The last public cosplay event that Francesca has been seen at is Novegro Comics, Italy, in February 2010, where she acted as an honorary jury member. There she portrayed famous videogame character Princess Zelda. Following that and a few other photosets that she published on her website, Dani suddenly retired from cosplay and modelling, and ceased appearing in public events such as fairs and contests. Her website was left online with the existing content. However, no new content had been added until it was replaced by her new photography site in 2015.

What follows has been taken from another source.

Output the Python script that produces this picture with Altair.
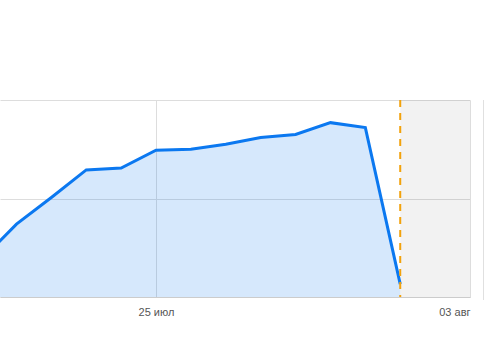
import altair as alt
import pandas as pd

dates = ["2024-07-20", "2024-07-21", "2024-07-22", "2024-07-23", "2024-07-24",
         "2024-07-25", "2024-07-26", "2024-07-27", "2024-07-28", "2024-07-29",
         "2024-07-30", "2024-07-31", "2024-08-01"]
values = [38, 74, 101, 129, 131, 149, 150, 155, 162, 165, 177, 172, 13]

tick_dates = [(2024, 7, 25), (2024, 8, 3)]
month_names = ["янв", "фев", "мар", "апр", "май", "июн", "июл", "авг", "сен", "окт", "ноя", "дек"]
forecast_start = "2024-08-01"
forecast_end = "2024-08-03"

df = pd.DataFrame({"date": dates, "value": values})
band = pd.DataFrame({"start": [forecast_start], "end": [forecast_end]})

W, H = 470, 197
months_js = "[" + ",".join("'" + m + "'" for m in month_names) + "]"

xscale = alt.Scale(
    type="utc",
    domain=[alt.DateTime(year=2024, month=7, date=20, hours=12, minutes=40, utc=True),
            alt.DateTime(year=2024, month=8, date=3, utc=True)],
)
xaxis = alt.Axis(
    title=None,
    values=[alt.DateTime(year=y, month=m, date=d, utc=True) for (y, m, d) in tick_dates],
    labelExpr="utcFormat(datum.value, '%d') + ' ' + " + months_js + "[utcmonth(datum.value)]",
    labelFlush=True,
    labelFont="Liberation Sans",
    labelFontSize=11,
    labelColor="#555555",
    labelPadding=9,
    ticks=False,
    domainColor="#cccccc",
    gridColor="#dddddd",
)
yscale = alt.Scale(domain=[0, 200])
yaxis = alt.Axis(title=None, values=[0, 100, 200], labels=False, ticks=False,
                 domain=False, gridColor="#dddddd")

base = alt.Chart(df).encode(
    x=alt.X("date:T", scale=xscale, axis=xaxis),
    y=alt.Y("value:Q", scale=yscale, axis=yaxis),
)

area = base.mark_area(color="#0b78f0", fillOpacity=0.17, clip=True)
line = base.mark_line(color="#0b78f0", strokeWidth=3, clip=True)

shade = alt.Chart(band).mark_rect(color="#000000", opacity=0.05).encode(
    x=alt.X("start:T", scale=xscale),
    x2="end:T",
    y=alt.value(0),
    y2=alt.value(H),
)
vline = alt.Chart(band).mark_rule(color="#f2a20c", strokeWidth=2, strokeDash=[7, 6]).encode(
    x=alt.X("start:T", scale=xscale),
    y=alt.value(0),
    y2=alt.value(H),
)
edge = alt.Chart(band).mark_rule(color="#e0e0e0", strokeWidth=1).encode(
    x=alt.value(W + 13.5),
    y=alt.value(0),
    y2=alt.value(H + 3),
)

chart = alt.layer(shade, area, line, vline, edge).properties(
    width=W, height=H,
    autosize=alt.AutoSizeParams(type="none"),
    padding={"left": 0, "top": 100, "right": 14, "bottom": 51},
).configure_view(stroke=None)

chart.save("out.html", embed_options={"renderer": "svg", "actions": False})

== Travel photography career ==
In 2015 Dani took up photography, focusing initially on nocturnal landscapes shot in the surrounding of her hometown Florence. During a trip to Northern Norway in late 2015, she took her first photography of the Northern lights, a theme she continues to develop still today. She claims that her pictures have a recurring theme, with small human shapes lost in large, empty spaces. According to Dani, this enhances the insignificant role that human beings play, when compared to the immense power of nature.

In 2017 she joined LappOne, a Swedish tour operator, where she currently performs various duties such as photographic tour leader, marketing, IT and web site development.

Her photography works have exhibited in Rome, London, Paris and New York. One of her photographic projects, Ghosts of Chernobyl, is aimed to raise awareness among future generations of the consequences of the Chernobyl disaster, which, in Dani's words "has killed not only people, but also families, history and human dignity". She regularly arranges guided tours to the Chernobyl exclusion zone and Pripyat in Ukraine, organized through an Italian travel agent.

Other than her website, Dani makes widespread use of social networks to display her work.